This is Exercise 2.10 of Eisenbud's $\textit{Commutative Algebra}$:
Show that every finitely generated module over $R[U^{-1}]$ is the localization of a finitely generated module over $R$.
I'm not sure how to start because I don't see what a natural choice is for the module that it is a localization of.
Let $M = \text{span}_{R[U^{-1}]} (x_1, \cdots, x_k)$ be a finitely generated $R[U^{-1}]$-module. From the injection $R \hookrightarrow R[U^{-1}]$, we have an $R$-module structure on $M$. Now, let $N \le M$ denote the $R$-submodule $N = \text{span}_{R} (x_1, \cdots, x_k)$. We claim that $M \cong R[U^{-1}] \otimes_{R} N$ as $R[U^{-1}]$-modules.
Proof: Consider the $R[U^{-1}]$-module map $R[U^{-1}] \otimes_{R} N \to M$ given by $$\sum (r_i/u_i) \otimes x_i \to \sum (r_i / u_i) x_i.$$ Surjectivity is clear. Suppose $\sum (r_i/u_i) x_i = 0$ in $M$ and let $u = u_1 u_2 \cdots u_k \in U$.
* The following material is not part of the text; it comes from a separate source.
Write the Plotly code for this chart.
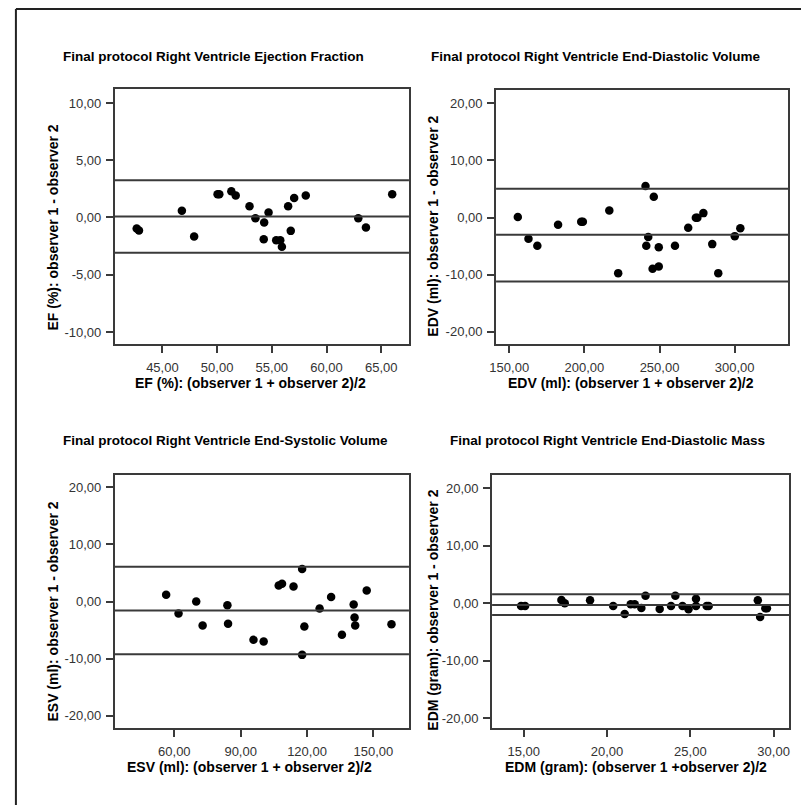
import plotly.graph_objects as go

W, H = 802, 805

# ---------------- data ----------------
ef_mean = [42.65, 42.86, 46.78, 47.9, 50.04, 50.2, 51.3, 51.7, 52.96, 53.5, 54.3, 54.7,
           54.26, 55.4, 55.77, 55.92, 56.49, 56.73, 57.04, 58.1, 62.9, 63.6, 66.0]
ef_diff = [-0.96, -1.14, 0.58, -1.66, 2.03, 2.03, 2.29, 1.92, 0.99, -0.06, -0.44, 0.44,
           -1.9, -1.98, -1.98, -2.56, 0.99, -1.17, 1.71, 1.92, -0.06, -0.87, 2.03]
ef_lines = [3.25, 0.08, -3.09]

edv_mean = [155.7, 162.8, 168.7, 182.5, 197.9, 199.0, 216.6, 222.5, 240.7, 246.2, 242.5, 241.2,
            249.5, 245.4, 249.5, 260.3, 269.1, 274.2, 275.2, 279.2, 285.1, 289.1, 300.1, 303.8]
edv_diff = [0.07, -3.73, -4.96, -1.28, -0.75, -0.75, 1.23, -9.74, 5.5, 3.63, -3.43, -4.96,
            -5.19, -8.98, -8.58, -4.96, -1.8, -0.05, -0.05, 0.77, -4.66, -9.74, -3.26, -1.86]
edv_lines = [5.04, -3.03, -11.2]

esv_mean = [56.3, 61.9, 69.9, 72.8, 84.0, 84.3, 95.8, 100.4, 107.2, 108.7, 113.9, 117.8,
            118.8, 117.8, 125.7, 130.9, 135.8, 141.1, 141.5, 141.8, 147.0, 158.2]
esv_diff = [1.18, -2.1, 0.0, -4.2, -0.64, -3.9, -6.72, -7.0, 2.8, 3.1, 2.63, 5.68,
            -4.38, -9.35, -1.23, 0.77, -5.84, -0.53, -2.8, -4.2, 1.93, -3.97]
esv_lines = [6.09, -1.58, -9.23]

edm_mean = [14.84, 15.08, 17.26, 17.46, 18.98, 20.37, 21.06, 21.42, 21.66, 22.06, 22.31, 23.16,
            23.84, 24.1, 24.53, 24.89, 25.34, 25.34, 25.98, 26.1, 29.05, 29.19, 29.5, 29.6]
edm_diff = [-0.47, -0.47, 0.57, 0.0, 0.52, -0.47, -1.86, -0.17, -0.17, -0.82, 1.32, -0.99,
            -0.47, 1.32, -0.47, -1.04, 0.8, -0.47, -0.47, -0.47, 0.52, -2.38, -0.87, -0.87]
edm_lines = [1.57, -0.3, -2.03]

titles = ["Final protocol Right Ventricle Ejection Fraction",
          "Final protocol Right Ventricle End-Diastolic Volume",
          "Final protocol Right Ventricle End-Systolic Volume",
          "Final protocol Right Ventricle End-Diastolic Mass"]
x_titles = ["EF (%): (observer 1 + observer 2)/2",
            "EDV (ml): (observer 1 + observer 2)/2",
            "ESV (ml): (observer 1 + observer 2)/2",
            "EDM (gram): (observer 1 +observer 2)/2"]
y_titles = ["EF (%): observer 1 - observer 2",
            "EDV (ml): observer 1 - observer 2",
            "ESV (ml): observer 1 - observer 2",
            "EDM (gram): observer 1 - observer 2"]

ef_xticks = [45, 50, 55, 60, 65]
ef_xlabels = ["45,00", "50,00", "55,00", "60,00", "65,00"]
ef_yticks = [10, 5, 0, -5, -10]
ef_ylabels = ["10,00", "5,00", "0,00", "-5,00", "-10,00"]
edv_xticks = [150, 200, 250, 300]
edv_xlabels = ["150,00", "200,00", "250,00", "300,00"]
esv_xticks = [60, 90, 120, 150]
esv_xlabels = ["60,00", "90,00", "120,00", "150,00"]
edm_xticks = [15, 20, 25, 30]
edm_xlabels = ["15,00", "20,00", "25,00", "30,00"]
vol_yticks = [20, 10, 0, -10, -20]
vol_ylabels = ["20,00", "10,00", "0,00", "-10,00", "-20,00"]

# ---------------- layout helpers ----------------
def xp(px):
    return px / W

def yp(py):
    return 1 - py / H

panels = [
    dict(x=ef_mean, y=ef_diff, lines=ef_lines, dom=(109, 406, 89, 344),
         xr=[40.66, 67.53], yr=[-11.05, 11.22], xt=ef_xticks, xl=ef_xlabels,
         yt=ef_yticks, yl=ef_ylabels, title_pos=(55, 57), xt_pos=(246, 383), yt_pos=(46, 228)),
    dict(x=edv_mean, y=edv_diff, lines=edv_lines, dom=(494, 789, 90, 344),
         xr=[141.24, 335.6], yr=[-22.15, 22.33], xt=edv_xticks, xl=edv_xlabels,
         yt=vol_yticks, yl=vol_ylabels, title_pos=(426, 57), xt_pos=(630, 383), yt_pos=(430, 226)),
    dict(x=esv_mean, y=esv_diff, lines=esv_lines, dom=(109, 406, 475, 728),
         xr=[33.13, 166.1], yr=[-22.16, 22.16], xt=esv_xticks, xl=esv_xlabels,
         yt=vol_yticks, yl=vol_ylabels, title_pos=(55, 441), xt_pos=(245, 767), yt_pos=(46, 612)),
    dict(x=edm_mean, y=edm_diff, lines=edm_lines, dom=(490, 790, 475, 728),
         xr=[13.10, 30.93], yr=[-21.69, 22.31], xt=edm_xticks, xl=edm_xlabels,
         yt=vol_yticks, yl=vol_ylabels, title_pos=(445, 441), xt_pos=(635, 767), yt_pos=(430, 610)),
]

FONT = "Liberation Sans, Arial, sans-serif"
AX = "#3a3a3a"

fig = go.Figure()
shapes = []
annotations = []
layout_axes = {}

for i, p in enumerate(panels, start=1):
    sfx = "" if i == 1 else str(i)
    xa, ya = "x" + sfx, "y" + sfx
    fig.add_trace(go.Scatter(x=p["x"], y=p["y"], mode="markers", xaxis=xa, yaxis=ya,
                             marker=dict(color="black", size=8.5), showlegend=False,
                             hoverinfo="x+y"))
    x0, x1, y0, y1 = p["dom"]
    common = dict(showgrid=False, zeroline=False, showline=True, linecolor=AX, linewidth=2,
                  mirror=True, ticks="outside", ticklen=7, tickwidth=2, tickcolor=AX,
                  tickfont=dict(family=FONT, size=13, color="#333333"), tickmode="array")
    layout_axes["xaxis" + sfx] = dict(common, domain=[xp(x0), xp(x1)], range=p["xr"],
                                      tickvals=p["xt"], ticktext=p["xl"], anchor=ya,
                                      ticklabelstandoff=3)
    layout_axes["yaxis" + sfx] = dict(common, domain=[yp(y1), yp(y0)], range=p["yr"],
                                      tickvals=p["yt"], ticktext=p["yl"], anchor=xa,
                                      ticklabelstandoff=2)
    for v in p["lines"]:
        shapes.append(dict(type="line", xref=xa + " domain", yref=ya, x0=0, x1=1, y0=v, y1=v,
                           line=dict(color=AX, width=2)))
    annotations.append(dict(text="<b>" + titles[i - 1] + "</b>", xref="paper", yref="paper",
                            x=xp(p["title_pos"][0]), y=yp(p["title_pos"][1]), xanchor="left",
                            yanchor="middle", showarrow=False,
                            font=dict(family=FONT, size=13.5, color="black")))
    annotations.append(dict(text="<b>" + x_titles[i - 1] + "</b>", xref="paper", yref="paper",
                            x=xp(p["xt_pos"][0]), y=yp(p["xt_pos"][1]), xanchor="center",
                            yanchor="middle", showarrow=False,
                            font=dict(family=FONT, size=14, color="black")))
    annotations.append(dict(text="<b>" + y_titles[i - 1] + "</b>", xref="paper", yref="paper",
                            x=xp(p["yt_pos"][0]), y=yp(p["yt_pos"][1]), xanchor="center",
                            yanchor="middle", showarrow=False, textangle=-90,
                            font=dict(family=FONT, size=14, color="black")))

# outer frame (top and left edges)
shapes.append(dict(type="line", xref="paper", yref="paper", x0=xp(9), x1=1, y0=yp(9), y1=yp(9),
                   line=dict(color="#222222", width=2)))
shapes.append(dict(type="line", xref="paper", yref="paper", x0=xp(9), x1=xp(9), y0=0, y1=yp(9),
                   line=dict(color="#222222", width=2)))

fig.update_layout(width=W, height=H, margin=dict(l=0, r=0, t=0, b=0),
                  paper_bgcolor="white", plot_bgcolor="white",
                  shapes=shapes, annotations=annotations, **layout_axes)

fig.write_html("out.html", config={"displayModeBar": False},
               post_script="document.body.style.margin='0';")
Multiplying the relation through by $u$ implies $\sum r_i (u_1 \cdots \hat{u_i} \cdots u_k) x_i = 0$ in $N$, hence $$r_1 (u_2 \cdots u_k) x_1 = - \sum_{i\ge 2} r_i (u_1 \cdots \hat{u_i} \cdots u_k) _i.$$ It follows $$u \cdot ((r_1/u_1) \otimes x_1) = 1 \otimes (r_1 (u_2 u_3 \cdots u_k) x_1) = - \sum_{i\ge 2} 1 \otimes (r_i (u_1 \cdots \hat{u_i} \cdots u_k) x_i) = u \cdot \left( - \sum_{i\ge 2} (r_i/u_i) \otimes x_i \right).$$ Since $u$ is a unit in $R[U^{-1}]$, we conclude $\sum (r_i/u_i) \otimes x_i = 0$ in $R[U^{-1}] \otimes N$, i.e. the map is injective. $\blacksquare$